Kuhl described the move to Integrated Corridor Management, or ICM, as a “game-changer.”
ICM offers solutions that use existing highways, arterials and transit more efficiently in a highly integrated system that relies on a wide array of new technologies to better utilize the infrastructure that already exists. In addition, ICM can help make travel time more reliable.
In recent years, technological breakthroughs—from GPS, sensors and the Internet to “big data” computing and social networking—have provided transportation management with new tools to better predict and potentially manage congestion.
Connected Corridors is the Caltrans-led effort in ICM, and builds upon other efforts such as the federally-funded ICM project in San Diego. The project will link these new technologies to transportation operations, such as ramp metering, managed lanes, and arterial signal coordination.
Providing drivers and transportation managers with more information in real time will keep traffic moving more smoothly. For example, when a freeway incident results in congestion, traffic managers will be able to divert some motorists to arterials that parallel the freeway. To keep those local roadways flowing, they would also efficiently coordinate traffic signals for the influx of diverted vehicles.
Caltrans will be one of the first state transportation agencies to lead a multi-corridor, multi-year ICM project. The agency hopes that the lessons learned from this first pilot project in southern California will eventually lead to the launch of 50 more projects on clogged corridors throughout California over the next decade.
Roberto Horowitz, a professor in UC Berkeley’s Department of Mechanical Engineering and co-director of PATH, who is co-leading the Connected Corridor’s project, told the group that PATH’s long history of developing new traffic technologies, such as PeMs, bus platooning, and autonomous vehicles, as well as its close collaboration with Caltrans over several decades, made the Connected Corridors project an ideal partnership.

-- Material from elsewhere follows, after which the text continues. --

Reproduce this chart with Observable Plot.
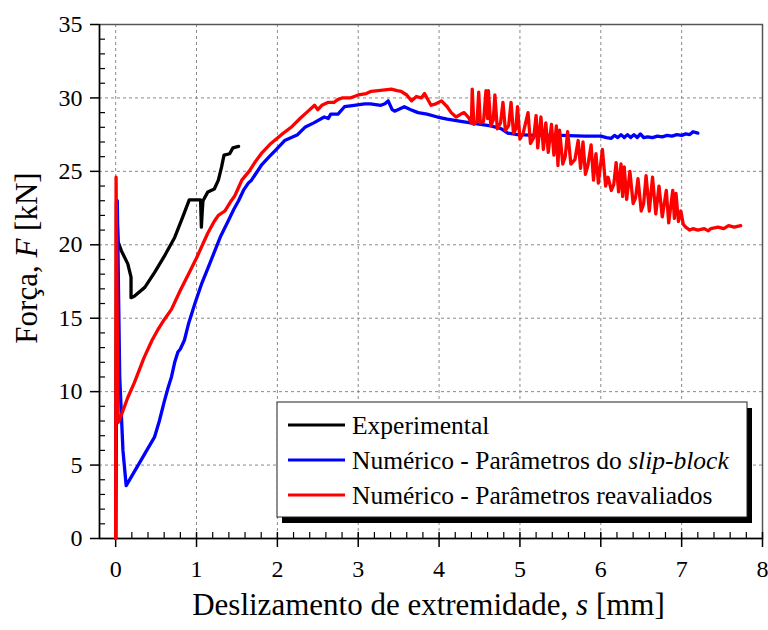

“This project also provides an exciting opportunity for our students and faculty to work with transportation practitioners on some very interesting challenges,” he said.
Alexandre Bayen, an associate professor in UC Berkeley’s Department of Electrical Engineering and Computer Sciences as well as the Department of Civil and Environmental Engineering, will be leading the project as the principal investigator.
“We’re a public university with a tradition of public service,” Bayen told the group. “It is our job to look forward five years, ten years and more to determine our transportation needs. With this project, we hope to be able to see how transportation can be better managed not only in California but beyond our borders.”
To truly revolutionize traffic management, Bayen, who developed the Mobile Millennium program said it was vital to work with technology industries actively developing many of the tools required.
In coming months, PATH and its partners will also be working with local communities, agencies and transit operators to explain the potential for decreasing congestion within their communities. The Connected Corridors pilot project will debut on a selected section of freeway in southern California by the end of 2016. When completed, it will stretch for 20 miles with the ability to extend as needed.
Transportation engineers working with PATH, in preparation for designing the architecture for the pilot project, have moved into McLaughlin Hall on the Berkeley campus to be closer to faculty and students with the knowledge and technical abilities to help make the project a success.
After a lunch break, an impromptu birthday party was held for UC Berkeley's Professor Alex Skabardonis, an expert in traffic engineering, management, and traffic control systems.